A Talk with the Prime Minister

One of my highlights at Davos this year was a closed meeting with the newly elected Canadian Prime Minister Justin Trudeau. We were with a small group of international civil society organisations from the field of human rights, rule of law and peace. The meeting was held under the Chatham House rule so I will not disclose what others or the PM said. Nothing in that rule however prevents me from telling you what I contributed.

Each time I am at Davos I marvel about how many great ideas for solving global and national challenges I come across. Poverty, education, health, and the environment: each of these domains is awash with great initiatives to make the world a better place. Fintech that will make banking much more accessible. Blockchain technology that will virtually eliminate corruption. Education robots (I interacted with one) that will make education much more widely available. Cheap satellites that will beam high bandwidth Internet to the remote places that governments don’t reach. And I could go on. What bothers me is how little thought is given to the justice infrastructure that is needed to support all those great ideas. A functioning justice system is either assumed to be there or seen as a relatively minor and manageable task that can be done at the end of the design phase. It is not (on both counts).

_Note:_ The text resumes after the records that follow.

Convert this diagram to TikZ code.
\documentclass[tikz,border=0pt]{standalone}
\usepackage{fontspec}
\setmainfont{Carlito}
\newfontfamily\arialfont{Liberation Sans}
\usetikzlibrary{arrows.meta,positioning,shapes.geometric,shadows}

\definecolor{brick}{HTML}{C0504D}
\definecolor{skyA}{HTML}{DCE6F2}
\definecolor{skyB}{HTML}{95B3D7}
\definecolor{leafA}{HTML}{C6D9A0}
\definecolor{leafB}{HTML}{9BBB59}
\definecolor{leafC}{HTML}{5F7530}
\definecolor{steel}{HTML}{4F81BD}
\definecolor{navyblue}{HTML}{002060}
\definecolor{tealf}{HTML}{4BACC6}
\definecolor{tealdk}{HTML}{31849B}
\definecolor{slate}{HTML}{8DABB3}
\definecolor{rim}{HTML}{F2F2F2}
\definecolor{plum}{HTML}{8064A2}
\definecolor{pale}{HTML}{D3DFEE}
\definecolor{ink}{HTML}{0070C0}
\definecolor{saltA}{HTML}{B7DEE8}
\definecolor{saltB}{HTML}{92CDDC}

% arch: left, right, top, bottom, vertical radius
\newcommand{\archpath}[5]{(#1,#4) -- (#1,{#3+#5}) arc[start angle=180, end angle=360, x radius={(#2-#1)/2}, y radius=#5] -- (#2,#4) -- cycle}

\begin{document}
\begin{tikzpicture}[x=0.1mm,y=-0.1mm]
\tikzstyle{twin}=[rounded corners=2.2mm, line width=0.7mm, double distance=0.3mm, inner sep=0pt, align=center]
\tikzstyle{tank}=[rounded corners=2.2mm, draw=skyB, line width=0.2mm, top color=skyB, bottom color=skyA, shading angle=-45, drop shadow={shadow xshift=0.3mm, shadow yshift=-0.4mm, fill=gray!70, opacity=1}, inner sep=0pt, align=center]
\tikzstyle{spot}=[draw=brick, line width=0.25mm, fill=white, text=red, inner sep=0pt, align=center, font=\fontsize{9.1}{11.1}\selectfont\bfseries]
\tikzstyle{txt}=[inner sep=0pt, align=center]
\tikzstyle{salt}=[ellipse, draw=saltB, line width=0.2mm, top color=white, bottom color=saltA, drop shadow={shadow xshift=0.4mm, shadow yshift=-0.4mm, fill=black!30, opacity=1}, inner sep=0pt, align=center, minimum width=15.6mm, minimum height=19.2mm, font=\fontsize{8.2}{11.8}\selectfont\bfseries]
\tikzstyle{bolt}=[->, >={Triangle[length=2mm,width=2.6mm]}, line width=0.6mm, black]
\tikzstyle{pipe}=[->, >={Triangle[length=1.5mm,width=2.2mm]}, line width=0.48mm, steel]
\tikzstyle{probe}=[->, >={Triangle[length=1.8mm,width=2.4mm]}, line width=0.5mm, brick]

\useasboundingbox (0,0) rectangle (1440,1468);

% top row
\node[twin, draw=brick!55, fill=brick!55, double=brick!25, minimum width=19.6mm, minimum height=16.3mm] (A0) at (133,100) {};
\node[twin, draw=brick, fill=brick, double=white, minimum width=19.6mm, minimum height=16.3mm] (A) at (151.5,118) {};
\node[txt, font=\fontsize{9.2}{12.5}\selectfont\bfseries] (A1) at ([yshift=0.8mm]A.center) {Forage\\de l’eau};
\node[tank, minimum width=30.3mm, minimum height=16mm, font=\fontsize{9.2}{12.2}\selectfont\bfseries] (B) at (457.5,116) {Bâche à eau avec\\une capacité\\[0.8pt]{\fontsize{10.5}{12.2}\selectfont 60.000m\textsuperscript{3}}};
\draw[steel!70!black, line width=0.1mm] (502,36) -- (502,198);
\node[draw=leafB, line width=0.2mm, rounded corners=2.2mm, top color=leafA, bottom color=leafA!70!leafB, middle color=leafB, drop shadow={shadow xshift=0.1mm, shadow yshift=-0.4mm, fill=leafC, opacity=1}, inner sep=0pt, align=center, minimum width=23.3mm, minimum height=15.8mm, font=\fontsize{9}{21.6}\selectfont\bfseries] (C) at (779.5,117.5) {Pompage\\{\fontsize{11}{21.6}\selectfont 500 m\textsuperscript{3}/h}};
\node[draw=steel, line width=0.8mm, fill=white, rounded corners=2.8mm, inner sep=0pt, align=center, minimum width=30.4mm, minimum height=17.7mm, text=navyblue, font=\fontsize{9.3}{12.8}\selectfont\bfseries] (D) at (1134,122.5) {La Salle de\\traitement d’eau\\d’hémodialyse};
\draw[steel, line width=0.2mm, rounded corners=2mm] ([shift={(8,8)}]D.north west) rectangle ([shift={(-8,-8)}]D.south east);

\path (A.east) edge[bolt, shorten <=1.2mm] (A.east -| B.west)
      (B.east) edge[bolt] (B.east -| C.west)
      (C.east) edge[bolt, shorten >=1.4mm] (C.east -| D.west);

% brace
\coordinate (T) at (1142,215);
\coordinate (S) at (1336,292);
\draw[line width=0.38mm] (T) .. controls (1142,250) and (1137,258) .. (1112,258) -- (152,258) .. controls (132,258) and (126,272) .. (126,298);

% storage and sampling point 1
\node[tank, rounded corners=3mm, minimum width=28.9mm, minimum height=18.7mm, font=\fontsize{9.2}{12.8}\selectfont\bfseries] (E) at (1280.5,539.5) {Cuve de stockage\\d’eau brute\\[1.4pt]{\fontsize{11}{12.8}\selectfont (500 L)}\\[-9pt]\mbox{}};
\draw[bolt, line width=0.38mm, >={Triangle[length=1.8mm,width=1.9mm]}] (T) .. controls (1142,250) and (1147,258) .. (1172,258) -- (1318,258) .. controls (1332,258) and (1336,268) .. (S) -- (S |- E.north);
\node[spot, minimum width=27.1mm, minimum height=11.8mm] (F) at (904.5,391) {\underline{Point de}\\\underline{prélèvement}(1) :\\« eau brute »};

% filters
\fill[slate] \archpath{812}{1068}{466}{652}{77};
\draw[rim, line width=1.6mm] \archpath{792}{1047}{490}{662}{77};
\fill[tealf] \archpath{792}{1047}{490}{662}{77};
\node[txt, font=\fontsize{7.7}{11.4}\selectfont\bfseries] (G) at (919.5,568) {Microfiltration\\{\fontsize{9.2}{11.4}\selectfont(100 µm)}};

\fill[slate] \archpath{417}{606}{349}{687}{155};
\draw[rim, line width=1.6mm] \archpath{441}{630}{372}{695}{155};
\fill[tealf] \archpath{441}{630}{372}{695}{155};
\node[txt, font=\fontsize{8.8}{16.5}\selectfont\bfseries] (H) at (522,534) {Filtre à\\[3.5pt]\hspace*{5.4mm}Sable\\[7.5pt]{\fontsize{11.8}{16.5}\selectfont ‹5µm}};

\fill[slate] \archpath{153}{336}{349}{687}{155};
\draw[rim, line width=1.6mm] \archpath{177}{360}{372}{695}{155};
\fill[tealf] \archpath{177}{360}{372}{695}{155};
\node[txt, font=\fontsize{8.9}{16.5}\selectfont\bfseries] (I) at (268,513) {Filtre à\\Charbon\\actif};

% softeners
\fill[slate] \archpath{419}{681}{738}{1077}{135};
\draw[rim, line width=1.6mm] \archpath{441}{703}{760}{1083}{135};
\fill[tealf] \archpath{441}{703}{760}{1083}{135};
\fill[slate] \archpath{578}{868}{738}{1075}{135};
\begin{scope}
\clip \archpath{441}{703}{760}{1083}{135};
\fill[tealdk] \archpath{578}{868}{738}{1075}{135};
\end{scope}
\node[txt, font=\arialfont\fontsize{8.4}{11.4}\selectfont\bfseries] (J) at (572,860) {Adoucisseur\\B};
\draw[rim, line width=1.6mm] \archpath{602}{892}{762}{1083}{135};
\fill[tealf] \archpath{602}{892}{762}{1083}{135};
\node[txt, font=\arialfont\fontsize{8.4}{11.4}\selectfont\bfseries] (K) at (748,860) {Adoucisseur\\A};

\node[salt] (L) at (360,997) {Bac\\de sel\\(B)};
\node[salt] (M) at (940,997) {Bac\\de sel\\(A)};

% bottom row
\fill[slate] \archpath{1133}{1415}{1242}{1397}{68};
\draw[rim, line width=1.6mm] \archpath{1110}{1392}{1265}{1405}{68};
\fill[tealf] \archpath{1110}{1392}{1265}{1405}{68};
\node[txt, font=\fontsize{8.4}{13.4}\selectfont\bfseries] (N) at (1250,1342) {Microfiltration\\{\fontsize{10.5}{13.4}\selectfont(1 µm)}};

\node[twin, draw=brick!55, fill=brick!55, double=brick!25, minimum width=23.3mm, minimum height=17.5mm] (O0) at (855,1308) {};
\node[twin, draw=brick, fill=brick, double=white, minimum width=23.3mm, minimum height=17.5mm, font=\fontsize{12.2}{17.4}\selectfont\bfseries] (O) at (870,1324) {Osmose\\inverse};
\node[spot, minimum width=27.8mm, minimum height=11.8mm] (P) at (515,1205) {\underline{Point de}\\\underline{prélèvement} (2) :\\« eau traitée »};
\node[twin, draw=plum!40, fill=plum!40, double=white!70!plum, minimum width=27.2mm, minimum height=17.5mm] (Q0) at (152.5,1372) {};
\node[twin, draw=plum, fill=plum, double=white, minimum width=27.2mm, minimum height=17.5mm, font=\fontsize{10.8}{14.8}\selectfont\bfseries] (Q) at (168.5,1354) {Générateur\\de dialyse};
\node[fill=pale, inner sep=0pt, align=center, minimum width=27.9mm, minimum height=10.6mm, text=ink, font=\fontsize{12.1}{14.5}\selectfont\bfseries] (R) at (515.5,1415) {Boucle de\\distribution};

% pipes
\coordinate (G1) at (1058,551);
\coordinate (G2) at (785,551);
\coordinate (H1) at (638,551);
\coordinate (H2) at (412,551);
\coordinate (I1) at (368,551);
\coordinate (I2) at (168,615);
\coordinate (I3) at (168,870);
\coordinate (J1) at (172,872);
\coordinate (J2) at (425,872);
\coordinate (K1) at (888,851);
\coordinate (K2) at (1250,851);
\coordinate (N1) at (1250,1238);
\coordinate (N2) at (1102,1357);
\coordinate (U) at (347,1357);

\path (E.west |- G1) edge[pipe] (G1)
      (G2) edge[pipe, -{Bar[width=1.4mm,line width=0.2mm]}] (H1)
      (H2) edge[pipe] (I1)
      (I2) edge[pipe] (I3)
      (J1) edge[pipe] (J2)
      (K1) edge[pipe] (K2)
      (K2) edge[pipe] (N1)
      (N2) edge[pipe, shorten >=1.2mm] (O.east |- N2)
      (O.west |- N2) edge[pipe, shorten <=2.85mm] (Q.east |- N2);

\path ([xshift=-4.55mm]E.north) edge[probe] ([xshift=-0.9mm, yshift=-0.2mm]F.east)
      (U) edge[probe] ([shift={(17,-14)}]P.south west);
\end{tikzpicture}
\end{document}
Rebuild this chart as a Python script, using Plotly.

Having a functional justice system is not a given. With ‘functional’ I mean two things. Firstly it should be accessible and generally produce decisions that are seen as just and fair by most people. These procedures and decisions can vary enormously: from a court decision on a divorce or breach of contract, to a procedure that produces a fair election or a good law. Secondly, functional justice system must have the ability to continue to consistently renew and improve itself to produce procedures that provide the best value for society.

What different rules will be needed if banks and money become mobile phones? What will the blockchain technology mean for criminal procedures? What happens if everybody in the world has access to the Internet? Can our current employment dispute procedures handle massive changes on the labour markets? How well can ministries of justice, parliaments, judiciaries, and the other pistons of the engine that produces justice systems ensure that they adapt, renew, and continue to provide the best value for society.

Here’s what I shared with the Prime Minister: Canada has a huge contribution to make. There is a small group, to which HiiL Innovating Justice belongs, that is pushing governments, international organisations, and investors to build real innovation capacity into justice systems. Not because it’s fun, nice, or fashionable, but because it is badly needed. Our future stability and prosperity depends on it. Canada has a few amazing people and organisations who belong to that group. They should be made part of a renewed approach to rule of law development by CIDA. An approach that goes beyond training judges and providing technical assistance to draft laws, as almost all rule of law development organisations generally do. Some of the impressive organisations and people I’ve had the pleasure of working with on justice innovation include the Canadian Forum on Civil Justice, the ministry of justice of British Columbia, the Canadian Bar Association and its Equal Justice Initiative, and great thinkers like Gillian Hadfield (who will come out with a fabulous book on this issue aptly called Rules for a Flat World: Why Humans Invented Law and How to Reinvent it for a Complex Global Economy).

Some of the elements of this new approach to rule of law development approach must build include (notes I took from a workshop at the Overseas Development Institute):

  • Always be guided by problems, not institutions. Focus on problems on which there is some consensus. From problems, build terms of reference for solutions. Include a wide diversity of experts – not just lawyers. Look for best practices, but embed whatever is done in the environment where it has to work. Build a clever business case for your problem. But be careful. You can loose the original focus as you build the business case. So: keep in touch with the problem.
  • ‘Locally led’ is often an empty phrase. It means more than building ‘buy in’ or teaching civil society organisations to ‘hold government institutions to account’. You need local leaders; brokers who are also able to bring in government institutions. They connect and organize and drive multi-stakeholder conversations. They build constituencies for change.
  • Data is hugely important for knowing the problem, and for learning and acting on learning. This includes but is not limited to surveys. Radio shows, social media activity, are also important sources of information. This is not really used.
  • Justice is a risky sector to engage in. There is always the potential of doing harm. There are many actors. There are formal and informal ecosystems. All this limits the room for experimentation, which, at the same time, we need to effectively purposefully muddle. A key word in this approach is learning. This means: assure you can learn and communicate the learning.
  • Perspectives are not aligned. Donors want Big Programmes. It is said to save administrative costs. At the international level there is a tendency to lock into Big Targets (now Justice Goal 16 of the SDG’s). However: locally led is the opposite of donor driven. The challenge is how to support locally embedded actors to find solutions without being driving to solutions by the way money is being organised.
  • We don’t really have the budget rules, tender processes, logframes, and evaluation mechanisms to work in this way.

You’ll understand that I did not share all of this with the PM. Just the essence of it. I won’t disclose what he answered. But we do need the Canadians.